Far from the Northern Powerhouse, Shared Prosperity or Levelling Up, Northern England has been shortchanged by the Government over the last decade to the sum of £86 billion pounds.
That is the investment gap between the North and London, an amount that wouldn’t have closed the gap but would have maintained existing inequalities. The government are delivering a Northern Powerdown, stealing prosperity and levelling down our region in a way not seen since they stop the once beating heart of industrial Britain in the coalfield communities that I represent.
Public Transport is too important to fail. Whether it is moving people to support the economy, to shop on our high street or get people to work, unreliable and expensive bus service can have a significant bearing on an individual’s life chances and living standards.
We need a change in mindset from the Government, bus, trains, and metro systems are vital public services to strengthening and growing our economy.
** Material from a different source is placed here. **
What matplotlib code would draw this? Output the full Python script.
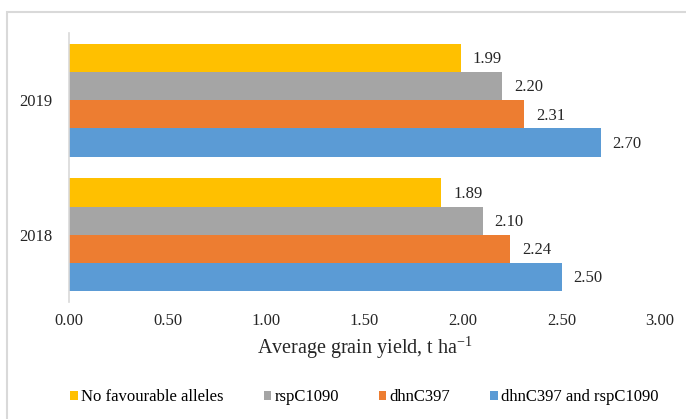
import matplotlib
matplotlib.use("Agg")
import matplotlib.pyplot as plt
from matplotlib.patches import Rectangle
import numpy as np

plt.rcParams['font.family'] = ['Liberation Serif', 'DejaVu Serif']
plt.rcParams['mathtext.fontset'] = 'custom'
plt.rcParams['mathtext.rm'] = 'Liberation Serif'
plt.rcParams['mathtext.it'] = 'Liberation Serif:italic'

years = ["2018", "2019"]
series_names = ["No favourable alleles", "rspC1090", "dhnC397", "dhnC397 and rspC1090"]
no_fav = [1.89, 1.99]
rsp = [2.10, 2.20]
dhn = [2.24, 2.31]
both = [2.50, 2.70]
colors = ["#FFC000", "#A5A5A5", "#ED7D31", "#5B9BD5"]
xticks = [0.0, 0.5, 1.0, 1.5, 2.0, 2.5, 3.0]

series = [no_fav, rsp, dhn, both]

fig = plt.figure(figsize=(6.86, 4.19), dpi=100)
fig.patches.append(Rectangle((7/686, -0.1), 1.2, 1 - 12/419 + 0.1, transform=fig.transFigure,
                             fill=False, edgecolor="#D9D9D9", linewidth=1.5))
ax = fig.add_axes([69/686, 1 - 302/419, (660 - 69)/686, (302 - 33)/419])

h = 0.21
offsets = [1.5 * h, 0.5 * h, -0.5 * h, -1.5 * h]
y = np.arange(len(years))
for vals, name, c, off in zip(series, series_names, colors, offsets):
    bars = ax.barh(y + off, vals, height=h, color=c, label=name)
    for b, v in zip(bars, vals):
        ax.text(v + 0.06, b.get_y() + b.get_height() / 2 - 0.01, f"{v:.2f}",
                va="center", ha="left", fontsize=12, color="#262626")

ax.set_xlim(0, 3.0)
ax.set_ylim(-0.5, 1.5)
ax.set_xticks(xticks)
ax.set_xticklabels([f"{t:.2f}" for t in xticks], fontsize=12, color="#262626")
ax.set_yticks(y)
ax.set_yticklabels(years, fontsize=12, color="#262626")
ax.tick_params(axis="both", length=0)
ax.tick_params(axis="x", pad=8)
ax.tick_params(axis="y", pad=12)
for s in ["top", "right", "bottom"]:
    ax.spines[s].set_visible(False)
ax.spines["left"].set_color("#D9D9D9")
ax.spines["left"].set_linewidth(1.2)
ax.set_xlabel("Average grain yield, t ha$^{\\mathregular{-1}}$", fontsize=14.5, color="#262626", labelpad=4)

handles, labels = ax.get_legend_handles_labels()
fig.legend(handles, labels, loc="center", bbox_to_anchor=(364.5/686, 1 - 397/419), ncol=4,
           frameon=False, fontsize=12, handlelength=0.45, handleheight=0.45,
           handletextpad=0.2, columnspacing=2.4)

fig.savefig("out.png", dpi=100)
They are not secondary distractions when they are situated outside of London.
Regional transport services need to recover from the disastrous policy of deregulation and privatisation of the 1980s.
Decisions around the regulation and control of bus services should rest with Local Government and Transport Authorities, democratically elected and accountable to the public. These services should be run in the public’s interest, safeguarding vital routes, particularly in rural areas, rather than being run solely for the pursuit of profit, pricing out people from public transport and the life opportunities good public transport links can deliver.